◆ **TASK TO CARRY OUT**: From the entries that follow, gather each line holding the word "this".

= = = = =

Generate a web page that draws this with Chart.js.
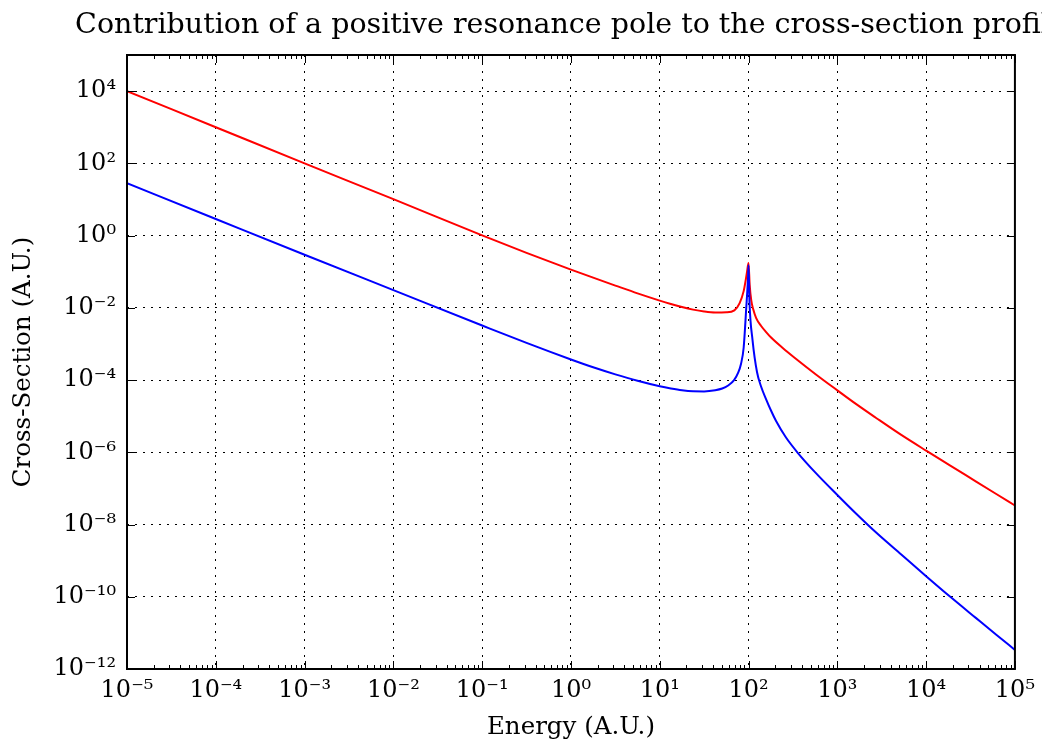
<!DOCTYPE html>
<html><head><meta charset="utf-8">
<script src="https://cdn.jsdelivr.net/npm/chart.js@4/dist/chart.umd.min.js"></script>
<style>html,body{margin:0;padding:0;background:#fff}canvas{display:block}</style>
</head><body>
<canvas id="c" width="1042" height="748"></canvas>
<script>
const titleText = 'Contribution of a positive resonance pole to the cross-section profile';
const xTitle = 'Energy (A.U.)';
const yTitle = 'Cross-Section (A.U.)';

const xTickValues = [1e-5, 1e-4, 1e-3, 1e-2, 1e-1, 1e0, 1e1, 1e2, 1e3, 1e4, 1e5];
const xTickLabels = ['10⁻⁵','10⁻⁴','10⁻³','10⁻²','10⁻¹','10⁰','10¹','10²','10³','10⁴','10⁵'];
const yTickValues = [1e-12, 1e-10, 1e-8, 1e-6, 1e-4, 1e-2, 1e0, 1e2, 1e4];
const yTickLabels = ['10⁻¹²','10⁻¹⁰','10⁻⁸','10⁻⁶','10⁻⁴','10⁻²','10⁰','10²','10⁴'];

// red curve
const redEnergy = [1e-5, 1e-4, 1e-3, 1e-2, 0.1, 0.316, 1, 1.778, 3.162, 5.623, 10, 13.34, 17.78, 23.71, 31.62, 42.17, 56.2, 69.2, 79.4, 88.1, 92.5, 96.4, 100,
                   103.0, 107.2, 112.7, 121.9, 138.7, 157.8, 179.5, 242.7, 327.3, 574.1, 1000, 1633, 2735, 5248, 1e4, 18710, 36560, 61660, 1e5];
const redSigma  = [1e4, 1e3, 100, 10.2, 1.01, 0.332, 0.1146, 0.0684, 0.0413, 0.0251, 0.01585, 0.0128, 0.01052, 0.00891, 0.00789, 0.00741, 0.0075, 0.00851, 0.01352, 0.0290, 0.055, 0.104, 0.173,
                   0.0427, 0.0164, 0.00923, 0.0052, 0.00313, 0.00213, 0.0015, 7.73e-4, 4.22e-4, 1.43e-4, 5.19e-5, 2.15e-5, 8.93e-6, 3.02e-6, 1.11e-6, 4.30e-7, 1.55e-7, 7.0e-8, 3.36e-8];

// blue curve
const blueEnergy = [1e-5, 1e-4, 1e-3, 1e-2, 0.1, 0.316, 1, 1.778, 3.162, 5.623, 10, 13.34, 17.78, 23.71, 31.62, 42.17, 50.5, 58.9, 68.7, 76.2, 82.2, 88.1, 94.2, 98.4, 100,
                    102.6, 110.9, 124.5, 138.7, 157.8, 179.5, 204.2, 264.2, 358, 574.1, 1000, 1633, 2735, 5248, 1e4, 18710, 36560, 61660, 1e5];
const blueSigma  = [28.2, 2.88, 0.295, 0.0309, 3.24e-3, 1.07e-3, 3.72e-4, 2.26e-4, 1.44e-4, 9.57e-5, 6.73e-5, 5.85e-5, 5.22e-5, 4.90e-5, 4.86e-5, 5.22e-5, 5.82e-5, 7.05e-5, 9.93e-5, 1.57e-4, 2.79e-4, 7.83e-4, 9.84e-3, 0.0586, 0.152,
                    0.0135, 1.28e-3, 1.67e-4, 6.53e-5, 2.94e-5, 1.41e-5, 7.33e-6, 2.56e-6, 9.70e-7, 2.65e-7, 6.59e-8, 1.99e-8, 6.0e-9, 1.48e-9, 3.72e-10, 9.98e-11, 2.56e-11, 8.89e-12, 3.39e-12];

const toPts = (xs, ys) => xs.map((v, i) => ({x: v, y: ys[i]}));

const FONT = 'DejaVu Serif';

const decor = {
  id: 'decor',
  afterDraw(chart) {
    const {ctx, chartArea: a, scales: {x, y}} = chart;
    ctx.save();
    ctx.strokeStyle = '#000';
    ctx.lineWidth = 1;
    ctx.beginPath();
    for (let k = -5; k <= 5; k++) {
      for (let m = 1; m <= 9; m++) {
        const v = m * Math.pow(10, k);
        if (v > 1.0001e5) break;
        const px = Math.round(x.getPixelForValue(v)) + 0.5;
        const len = m === 1 ? 8 : 4;
        ctx.moveTo(px, a.bottom); ctx.lineTo(px, a.bottom - len);
        ctx.moveTo(px, a.top); ctx.lineTo(px, a.top + len);
      }
    }
    for (const v of yTickValues) {
      const py = Math.round(y.getPixelForValue(v)) + 0.5;
      ctx.moveTo(a.left, py); ctx.lineTo(a.left + 8, py);
      ctx.moveTo(a.right, py); ctx.lineTo(a.right - 8, py);
    }
    ctx.stroke();
    ctx.lineWidth = 2;
    ctx.strokeRect(a.left, a.top, a.right - a.left, a.bottom - a.top);
    ctx.fillStyle = '#000';
    ctx.font = '28.5px "' + FONT + '"';
    ctx.textAlign = 'center';
    ctx.textBaseline = 'alphabetic';
    ctx.fillText(titleText, (a.left + a.right) / 2, 33);
    ctx.restore();
  }
};

new Chart(document.getElementById('c'), {
  type: 'line',
  data: {
    datasets: [
      {label: 'blue', data: toPts(blueEnergy, blueSigma), borderColor: '#0000ff', borderWidth: 2, order: 0,
       cubicInterpolationMode: 'monotone', pointRadius: 0, fill: false},
      {label: 'red', data: toPts(redEnergy, redSigma), borderColor: '#ff0000', borderWidth: 2, order: 1,
       cubicInterpolationMode: 'monotone', pointRadius: 0, fill: false}
    ]
  },
  options: {
    responsive: false,
    animation: false,
    layout: {padding: {top: 55, right: 23, left: 0, bottom: 0}},
    plugins: {legend: {display: false}, tooltip: {enabled: false}, title: {display: false}},
    scales: {
      x: {
        type: 'logarithmic', min: 1e-5, max: 1e5, position: 'bottom',
        afterBuildTicks: s => { s.ticks = xTickValues.map(v => ({value: v})); },
        afterFit: s => { s.height = 79; },
        ticks: {autoSkip: false, maxRotation: 0, minRotation: 0, padding: 7, color: '#000',
                font: {family: FONT, size: 24}, callback: (v, i) => xTickLabels[i]},
        grid: {color: '#000', lineWidth: 1, drawTicks: false},
        border: {display: false, dash: [2, 6]},
        title: {display: true, text: xTitle, color: '#000', font: {family: FONT, size: 24.5}, padding: {top: 0, bottom: 6}}
      },
      y: {
        type: 'logarithmic', min: 1e-12, max: 1e5, position: 'left',
        afterBuildTicks: s => { s.ticks = yTickValues.map(v => ({value: v})); },
        afterFit: s => { s.width = 127; },
        ticks: {autoSkip: false, padding: 11, color: '#000',
                font: {family: FONT, size: 24}, callback: (v, i) => yTickLabels[i]},
        grid: {color: '#000', lineWidth: 1, drawTicks: false},
        border: {display: false, dash: [2, 6]},
        title: {display: true, text: yTitle, color: '#000', font: {family: FONT, size: 24.5}, padding: {top: 9, bottom: 0}}
      }
    }
  },
  plugins: [decor]
});
</script>
</body></html>
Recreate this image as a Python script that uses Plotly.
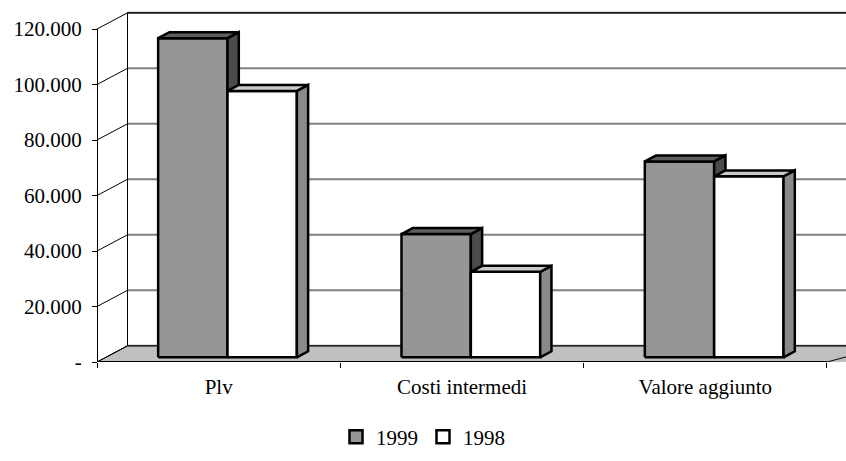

= = = = =

◆ **TASK OUTPUT**:
Generate a web page that draws this with Chart.js.
Recreate this image as a Python script that uses Plotly.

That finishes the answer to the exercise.